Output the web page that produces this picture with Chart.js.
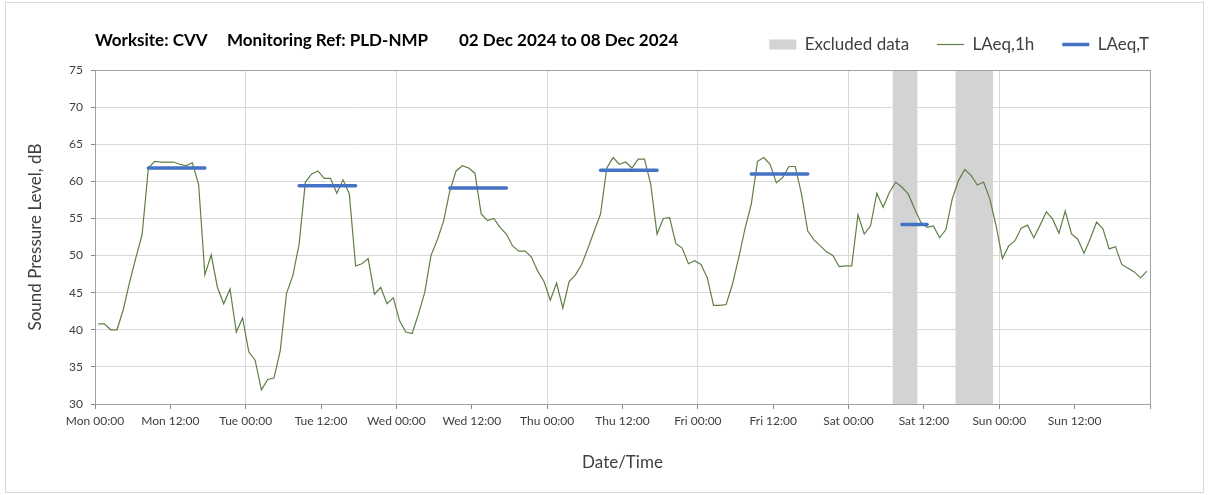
<!DOCTYPE html>
<html>
<head>
<meta charset="utf-8">
<title>Sound level - CVV</title>
<script src="https://cdn.jsdelivr.net/npm/chart.js@4.4.1/dist/chart.umd.min.js"></script>
<style>
    html, body { margin: 0; padding: 0; background: #fff; }
    #wrap { width: 1208px; height: 495px; }
</style>
</head>
<body>
<div id="wrap"><canvas id="myChart" width="1208" height="495"></canvas></div>
<script>
// Hourly LAeq,1h values (dB), Mon 00:00 -> Sun 23:00, one per hour
const laeq1h = [
    40.8, 40.8, 40.0, 40.0, 42.7, 46.4, 49.7, 52.8, 61.8, 62.7, 62.6, 62.6,
    62.6, 62.3, 62.1, 62.5, 59.6, 47.4, 50.1, 45.7, 43.5, 45.5, 39.7, 41.6,
    37.0, 35.9, 31.9, 33.3, 33.5, 37.2, 44.9, 47.3, 51.5, 59.9, 61.0, 61.4,
    60.4, 60.4, 58.4, 60.2, 58.3, 48.6, 48.9, 49.6, 44.8, 45.7, 43.5, 44.3,
    41.2, 39.7, 39.5, 42.1, 45.0, 50.0, 52.1, 54.6, 58.7, 61.4, 62.1, 61.8,
    61.1, 55.6, 54.7, 55.0, 53.8, 52.9, 51.3, 50.6, 50.6, 49.8, 47.9, 46.5,
    44.0, 46.3, 42.9, 46.5, 47.4, 48.8, 51.0, 53.3, 55.6, 61.8, 63.2, 62.3,
    62.6, 61.8, 63.0, 63.0, 59.6, 52.9, 55.0, 55.1, 51.6, 51.0, 48.9, 49.3,
    48.8, 47.0, 43.3, 43.3, 43.4, 46.1, 49.7, 53.6, 56.9, 62.7, 63.2, 62.3,
    59.8, 60.5, 62.0, 62.0, 58.3, 53.3, 52.1, 51.3, 50.5, 50.0, 48.5, 48.6,
    48.6, 55.5, 52.9, 54.0, 58.4, 56.5, 58.5, 59.9, 59.2, 58.3, 56.3, 54.5,
    53.8, 54.0, 52.4, 53.5, 57.6, 60.1, 61.6, 60.8, 59.5, 59.9, 57.6, 54.0,
    49.6, 51.3, 52.0, 53.7, 54.1, 52.4, 54.1, 55.9, 54.9, 53.0, 56.0, 52.9,
    52.2, 50.3, 52.3, 54.5, 53.6, 50.9, 51.2, 48.8, 48.3, 47.8, 47.0, 47.9
];

// LAeq,T periods (hours from Mon 00:00) and their levels
const periodStart = [8, 32, 56, 80, 104, 128];
const periodEnd = [18, 42, 66, 90, 114, 133];
const laeqT = [61.8, 59.4, 59.1, 61.5, 61.0, 54.2];

// Excluded data windows (hours from Mon 00:00)
const excludedStart = [127, 137];
const excludedEnd = [131, 143];

// Axis ticks
const xTickLabels = [
    'Mon 00:00', 'Mon 12:00', 'Tue 00:00', 'Tue 12:00', 'Wed 00:00', 'Wed 12:00',
    'Thu 00:00', 'Thu 12:00', 'Fri 00:00', 'Fri 12:00', 'Sat 00:00', 'Sat 12:00',
    'Sun 00:00', 'Sun 12:00'
];
const yMin = 30, yMax = 75, yStep = 5;

const titleParts = ['Worksite: CVV', 'Monitoring Ref: PLD-NMP', '02 Dec 2024 to 08 Dec 2024'];
const titleOffsets = [0, 132, 364];   // px from plot left

const GREEN = '#5f7f46';
const BLUE = '#4472c4';
const GREY = '#d3d3d3';
const FONT = "Lato, 'Open Sans', sans-serif";

// build datasets (points sit at the middle of each hour)
const hourlyPoints = laeq1h.map((v, i) => ({ x: i + 0.5, y: v }));

const periodPoints = [];
laeqT.forEach((v, i) => {
    periodPoints.push({ x: periodStart[i] + 0.5, y: v });
    periodPoints.push({ x: periodEnd[i] - 0.5, y: v });
    periodPoints.push({ x: periodEnd[i] - 0.5, y: null });
});

const excludedPoints = [];
excludedStart.forEach((s, i) => {
    excludedPoints.push({ x: s, y: yMax });
    excludedPoints.push({ x: excludedEnd[i], y: yMax });
    excludedPoints.push({ x: excludedEnd[i], y: null });
});

// frame, plot box and title text
const decorPlugin = {
    id: 'decor',
    afterDraw(chart) {
        const ctx = chart.ctx;
        const a = chart.chartArea;
        ctx.save();
        ctx.strokeStyle = '#d9d9d9';
        ctx.lineWidth = 1;
        ctx.strokeRect(5.5, 2.5, 1198, 490);
        ctx.strokeStyle = '#a0a0a0';
        ctx.strokeRect(Math.round(a.left) + 0.5, Math.round(a.top) + 0.5,
            Math.round(a.right - a.left), Math.round(a.bottom - a.top));
        ctx.fillStyle = '#000';
        ctx.font = 'bold 17px ' + FONT;
        ctx.textBaseline = 'alphabetic';
        titleParts.forEach((t, i) => ctx.fillText(t, a.left + titleOffsets[i], 46));
        ctx.restore();
    }
};

const legendItems = [
    { text: 'Excluded data', fillStyle: GREY, strokeStyle: GREY, lineWidth: 0, pointStyle: 'rect', hidden: false, fontColor: '#404040' },
    { text: 'LAeq,1h', fillStyle: GREEN, strokeStyle: GREEN, lineWidth: 1.2, pointStyle: 'line', hidden: false, fontColor: '#404040' },
    { text: 'LAeq,T', fillStyle: BLUE, strokeStyle: BLUE, lineWidth: 3.5, pointStyle: 'line', hidden: false, fontColor: '#404040' }
];

new Chart(document.getElementById('myChart'), {
    type: 'line',
    data: {
        datasets: [
            {
                label: 'LAeq,T',
                data: periodPoints,
                borderColor: BLUE,
                borderWidth: 3.5,
                borderCapStyle: 'round',
                pointRadius: 0,
                spanGaps: false,
                xAxisID: 'x', yAxisID: 'y',
                order: 0
            },
            {
                label: 'LAeq,1h',
                data: hourlyPoints,
                borderColor: GREEN,
                borderWidth: 1.2,
                pointRadius: 0,
                tension: 0,
                xAxisID: 'x', yAxisID: 'y',
                order: 1
            },
            {
                label: 'Excluded data',
                data: excludedPoints,
                borderWidth: 0,
                borderColor: GREY,
                backgroundColor: GREY,
                fill: 'start',
                pointRadius: 0,
                spanGaps: false,
                xAxisID: 'x', yAxisID: 'y',
                order: 2
            }
        ]
    },
    options: {
        responsive: false,
        animation: false,
        layout: { padding: { top: 8, left: 20, right: 31, bottom: 15 } },
        plugins: {
            tooltip: { enabled: false },
            legend: {
                position: 'top',
                align: 'end',
                onClick: null,
                labels: {
                    usePointStyle: true,
                    pointStyleWidth: 27,
                    boxHeight: 10,
                    padding: 28,
                    color: '#404040',
                    font: { family: FONT, size: 17 },
                    generateLabels: () => legendItems
                }
            }
        },
        scales: {
            x: {
                type: 'linear',
                position: 'bottom',
                min: 0,
                max: 168,
                ticks: {
                    stepSize: 12,
                    autoSkip: false,
                    maxRotation: 0,
                    padding: 5,
                    color: '#404040',
                    font: { family: FONT, size: 12 },
                    callback: v => xTickLabels[v / 12] || ''
                },
                grid: {
                    color: c => (c.tick && c.tick.value % 24 === 0) ? '#d9d9d9' : 'rgba(0,0,0,0)',
                    tickColor: '#868686',
                    tickLength: 5
                },
                border: { color: '#868686' },
                title: {
                    display: true,
                    text: 'Date/Time',
                    color: '#404040',
                    font: { family: FONT, size: 17 },
                    padding: { top: 4, bottom: 7 }
                },
                afterFit: s => { s.height = 76; }
            },
            xTop: {
                type: 'linear',
                position: 'top',
                grid: { display: false },
                ticks: { display: false },
                border: { display: false },
                afterFit: s => { s.height = 7; }
            },
            y: {
                type: 'linear',
                position: 'left',
                min: yMin,
                max: yMax,
                ticks: {
                    stepSize: yStep,
                    padding: 8,
                    color: '#404040',
                    font: { family: FONT, size: 12 }
                },
                grid: {
                    color: '#d9d9d9',
                    tickColor: '#868686',
                    tickLength: 4
                },
                border: { color: '#868686' },
                title: {
                    display: true,
                    text: 'Sound Pressure Level, dB',
                    color: '#404040',
                    font: { family: FONT, size: 17 },
                    padding: { top: 5, bottom: 4 }
                },
                afterFit: s => { s.width = 75; }
            },
            yRight: {
                type: 'linear',
                position: 'right',
                grid: { display: false },
                ticks: { display: false },
                border: { display: false },
                afterFit: s => { s.width = 27; }
            }
        }
    },
    plugins: [decorPlugin]
});
</script>
</body>
</html>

= = =

▶ Task directions: The lines from the top of the data above through the one holding "const yMin = 30, yMax = 75, yStep = 5;" are to be repeated exactly, and only those, with no pictures.

▶ Solved problem:
Output the web page that produces this picture with Chart.js.
<!DOCTYPE html>
<html>
<head>
<meta charset="utf-8">
<title>Sound level - CVV</title>
<script src="https://cdn.jsdelivr.net/npm/chart.js@4.4.1/dist/chart.umd.min.js"></script>
<style>
    html, body { margin: 0; padding: 0; background: #fff; }
    #wrap { width: 1208px; height: 495px; }
</style>
</head>
<body>
<div id="wrap"><canvas id="myChart" width="1208" height="495"></canvas></div>
<script>
// Hourly LAeq,1h values (dB), Mon 00:00 -> Sun 23:00, one per hour
const laeq1h = [
    40.8, 40.8, 40.0, 40.0, 42.7, 46.4, 49.7, 52.8, 61.8, 62.7, 62.6, 62.6,
    62.6, 62.3, 62.1, 62.5, 59.6, 47.4, 50.1, 45.7, 43.5, 45.5, 39.7, 41.6,
    37.0, 35.9, 31.9, 33.3, 33.5, 37.2, 44.9, 47.3, 51.5, 59.9, 61.0, 61.4,
    60.4, 60.4, 58.4, 60.2, 58.3, 48.6, 48.9, 49.6, 44.8, 45.7, 43.5, 44.3,
    41.2, 39.7, 39.5, 42.1, 45.0, 50.0, 52.1, 54.6, 58.7, 61.4, 62.1, 61.8,
    61.1, 55.6, 54.7, 55.0, 53.8, 52.9, 51.3, 50.6, 50.6, 49.8, 47.9, 46.5,
    44.0, 46.3, 42.9, 46.5, 47.4, 48.8, 51.0, 53.3, 55.6, 61.8, 63.2, 62.3,
    62.6, 61.8, 63.0, 63.0, 59.6, 52.9, 55.0, 55.1, 51.6, 51.0, 48.9, 49.3,
    48.8, 47.0, 43.3, 43.3, 43.4, 46.1, 49.7, 53.6, 56.9, 62.7, 63.2, 62.3,
    59.8, 60.5, 62.0, 62.0, 58.3, 53.3, 52.1, 51.3, 50.5, 50.0, 48.5, 48.6,
    48.6, 55.5, 52.9, 54.0, 58.4, 56.5, 58.5, 59.9, 59.2, 58.3, 56.3, 54.5,
    53.8, 54.0, 52.4, 53.5, 57.6, 60.1, 61.6, 60.8, 59.5, 59.9, 57.6, 54.0,
    49.6, 51.3, 52.0, 53.7, 54.1, 52.4, 54.1, 55.9, 54.9, 53.0, 56.0, 52.9,
    52.2, 50.3, 52.3, 54.5, 53.6, 50.9, 51.2, 48.8, 48.3, 47.8, 47.0, 47.9
];

// LAeq,T periods (hours from Mon 00:00) and their levels
const periodStart = [8, 32, 56, 80, 104, 128];
const periodEnd = [18, 42, 66, 90, 114, 133];
const laeqT = [61.8, 59.4, 59.1, 61.5, 61.0, 54.2];

// Excluded data windows (hours from Mon 00:00)
const excludedStart = [127, 137];
const excludedEnd = [131, 143];

// Axis ticks
const xTickLabels = [
    'Mon 00:00', 'Mon 12:00', 'Tue 00:00', 'Tue 12:00', 'Wed 00:00', 'Wed 12:00',
    'Thu 00:00', 'Thu 12:00', 'Fri 00:00', 'Fri 12:00', 'Sat 00:00', 'Sat 12:00',
    'Sun 00:00', 'Sun 12:00'
];
const yMin = 30, yMax = 75, yStep = 5;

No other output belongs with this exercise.